Step 3: Testing/cross-validation¶

To make sure our model is able to predict, normally we reserve certain portion of the all the samples as testing/cv set. The training is done for training samples, and we test the model we have trained on the testing samples.

We can manually split the data using slicing, or using train_test_split function from scikit-learn's model_selection submodule.

Metric 1: Mean squared error¶

$$ \text{MSE}(\mathbf{y}^{\text{Actual}}, \mathbf{y}^{\text{Pred}}) = \frac{1}{n_\text{test}} \sum_{i=1}^{n_\text{test}} (y^{\text{Actual}}_i - y^{\text{Pred}}_i)^2. $$

Remark: training MSE is actually the loss function.

In [ ]:

from sklearn.model_selection import train_test_split

Metric 2:¶

Coefficient of determination $R^2$ $$ R^2\Big(\mathbf{y}^{\text{Actual}}, \mathbf{y}^{\text{Pred}}\Big) = 1 - \frac{\displaystyle\sum_{i=1}^{n_{\text{test}}} \left(y^{\text{Actual}}_i - y^{\text{Pred}}_i\right)^2}{\displaystyle\sum_{i=1}^{n_\text{test}} (y^{\text{Actual}}_i - \bar{y}^{\text{Actual}})^2} \quad \text{ where }\; \bar{y}^{\text{Actual}} = \displaystyle\frac{1}{n_{\text{test}}} \sum_{i=1}^{n_\text{test}} y^{\text{Actual}}_i $$ Let us use wikipedia's image to explain this metric

$$ R^2 = 1-{\frac {\color {blue}{\text{residual sum of squares }} }{\color {red}{\text{total sum of squares}}}} $$ In regression, the $R^2$ coefficient of determination measures how well the regression predictions approximate the real data points.

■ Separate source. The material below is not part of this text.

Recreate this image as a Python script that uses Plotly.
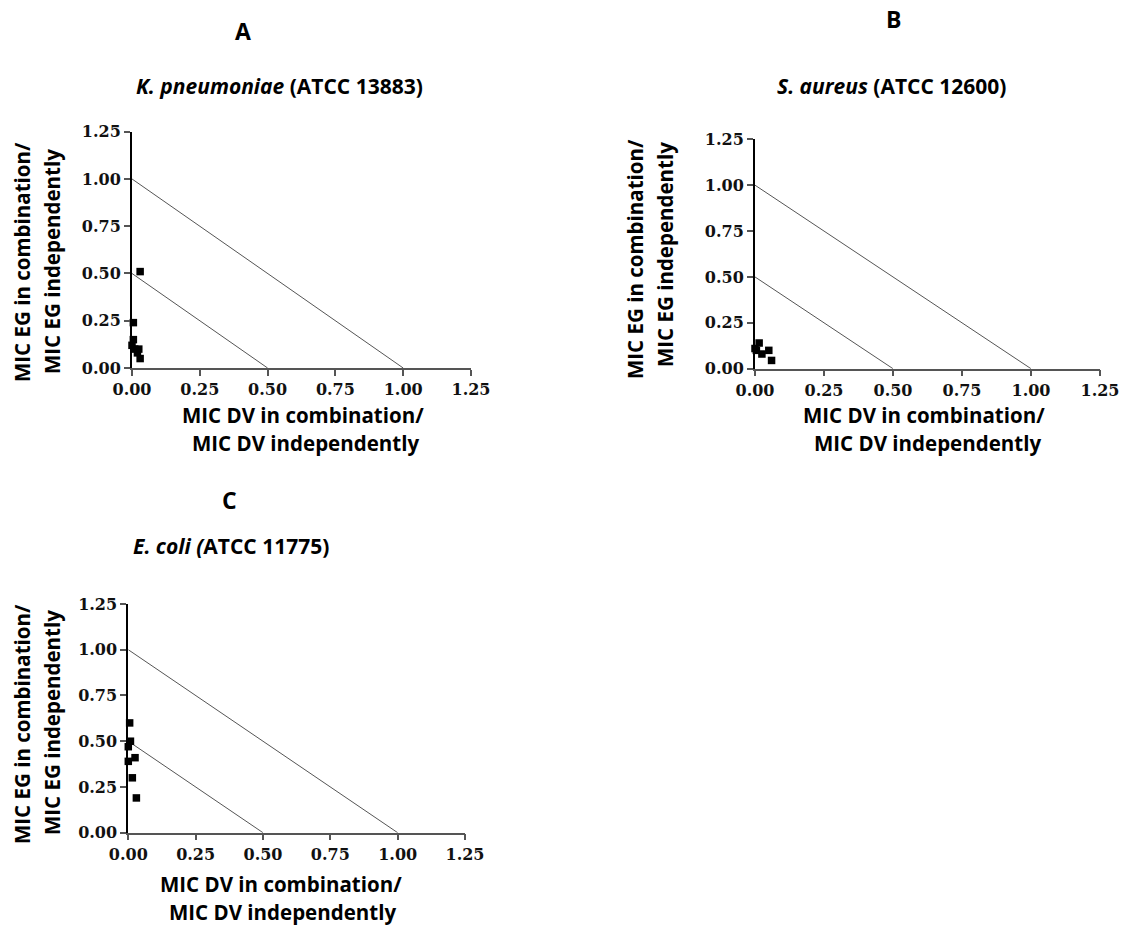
import plotly.graph_objects as go

# ---- data ----
tick_vals = [0, 0.25, 0.5, 0.75, 1.0, 1.25]
tick_text = ["0.00", "0.25", "0.50", "0.75", "1.00", "1.25"]

# isobologram reference lines
line1_x = [0, 1.0]
line1_y = [1.0, 0]
line05_x = [0, 0.5]
line05_y = [0.5, 0]

# Panel A: K. pneumoniae (ATCC 13883)
a_x = [0.03, 0.005, 0.005, 0.0, 0.01, 0.025, 0.02, 0.03]
a_y = [0.51, 0.24, 0.15, 0.12, 0.10, 0.10, 0.08, 0.05]

# Panel B: S. aureus (ATCC 12600)
b_x = [0.0, 0.015, 0.005, 0.025, 0.05, 0.06]
b_y = [0.11, 0.14, 0.10, 0.08, 0.10, 0.045]

# Panel C: E. coli (ATCC 11775)
c_x = [0.005, 0.008, 0.0, 0.0, 0.025, 0.015, 0.03]
c_y = [0.60, 0.50, 0.47, 0.39, 0.41, 0.30, 0.19]

panel_letters = ["A", "B", "C"]
panel_titles = [
    "<b><i>K. pneumoniae</i> (ATCC 13883)</b>",
    "<b><i>S. aureus</i> (ATCC 12600)</b>",
    "<b><i>E. coli (</i>ATCC 11775)</b>",
]
x_title = ["MIC DV in combination/", "MIC DV independently"]
y_title = ["MIC EG in combination/", "MIC EG independently"]

W, H = 1124, 925


def px(x):
    return x / W


def py(y):
    return 1 - y / H


# panel geometry in page pixels: (left, right, bottom, top)
geo = [
    (132, 471, 368, 131.7),
    (755, 1100, 368.7, 139.3),
    (128.3, 465, 832.7, 604),
]

fig = go.Figure()
datasets = [(a_x, a_y), (b_x, b_y), (c_x, c_y)]
axis_ids = ["", "2", "3"]

for i, ((dx, dy), aid) in enumerate(zip(datasets, axis_ids)):
    xa = "x" + aid
    ya = "y" + aid
    for lx, ly in [(line1_x, line1_y), (line05_x, line05_y)]:
        fig.add_trace(go.Scatter(x=lx, y=ly, mode="lines", xaxis=xa, yaxis=ya,
                                 line=dict(color="#555555", width=1),
                                 showlegend=False, hoverinfo="skip",
                                 cliponaxis=False))
    fig.add_trace(go.Scatter(x=dx, y=dy, mode="markers", xaxis=xa, yaxis=ya,
                             marker=dict(symbol="square", size=7.5, color="black"),
                             showlegend=False, cliponaxis=False))

tickfont = dict(family="DejaVu Serif", size=16, color="#111111", weight="bold")
layout = dict(width=W, height=H, margin=dict(l=0, r=0, t=0, b=0, autoexpand=False),
              paper_bgcolor="white", plot_bgcolor="white", showlegend=False)

for i, aid in enumerate(axis_ids):
    l, r, b, t = geo[i]
    xname = "xaxis" + aid
    yname = "yaxis" + aid
    layout[xname] = dict(domain=[px(l), px(r)], range=[0, 1.25],
                         anchor="y" + aid, showgrid=False, zeroline=False,
                         automargin=False,
                         showline=True, linecolor="#555555", linewidth=1.5,
                         ticks="outside", ticklen=6, tickwidth=1.5,
                         tickcolor="#555555", tickvals=tick_vals,
                         ticktext=tick_text, tickfont=tickfont)
    layout[yname] = dict(domain=[py(b), py(t)], range=[0, 1.25],
                         anchor="x" + aid, showgrid=False, zeroline=False,
                         automargin=False,
                         showline=True, linecolor="black", linewidth=2,
                         ticks="outside", ticklen=6, tickwidth=1.5,
                         tickcolor="#555555", tickvals=tick_vals,
                         ticktext=tick_text, tickfont=tickfont)

fig.update_layout(**layout)

sans = "Open Sans"
ann = []
# panel letters
letter_pos = [(243, 31), (893, 19), (229, 500)]
for (x, y), s in zip(letter_pos, panel_letters):
    ann.append(dict(x=px(x), y=py(y), text="<b>" + s + "</b>",
                    font=dict(family=sans, size=23, color="black")))
# species titles
title_pos = [(279, 86), (891, 86), (231, 546)]
for (x, y), s in zip(title_pos, panel_titles):
    ann.append(dict(x=px(x), y=py(y), text=s,
                    font=dict(family=sans, size=21, color="black")))
# x axis titles
xt_pos = [((303, 415), (305, 443)), ((924, 415), (927, 443)),
          ((281, 884), (282, 912))]
for (p1, p2) in xt_pos:
    for (x, y), s in zip((p1, p2), x_title):
        ann.append(dict(x=px(x), y=py(y), text="<b>" + s + "</b>",
                        font=dict(family=sans, size=20.5, color="black")))
# y axis titles
yt_pos = [((22, 262), (52, 261)), ((635, 259), (665, 255)),
          ((22, 724), (52, 722))]
for (p1, p2) in yt_pos:
    for (x, y), s in zip((p1, p2), y_title):
        ann.append(dict(x=px(x), y=py(y), text="<b>" + s + "</b>",
                        textangle=-90,
                        font=dict(family=sans, size=20.5, color="black")))

for a in ann:
    a.update(xref="paper", yref="paper", showarrow=False,
             xanchor="center", yanchor="middle")
fig.update_layout(annotations=ann)

fig.write_html(
    "out.html",
    config={"displayModeBar": False},
    post_script="document.body.style.margin='0';"
                "document.body.style.overflow='hidden';",
)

An $R^2$ of 1 indicates that the regression prediction perfectly fit the test data.

In-class exercise¶

Try the same procedure by letting x = vol_acid and y = fix_acid.
Try varying the step size (learning rate) $\eta$ from 1, 1e-1, 1e-2, to 1e-3. What have you observed?
A regularization can be added to the loss function to make the converging process smoother: we can choose a smaller $\epsilon < 1$ such that our loss is "regularized" by the squared (sum) of the weight(s) (bias not included)

$$L(w,b) = \frac{1}{N}\sum_{i=1}^{N} \Big((w x_i + b) - y_i\Big)^2 + \epsilon w^2$$

Try this with $\epsilon = 10^{-3}$, (Reading: this is called Ridge regression).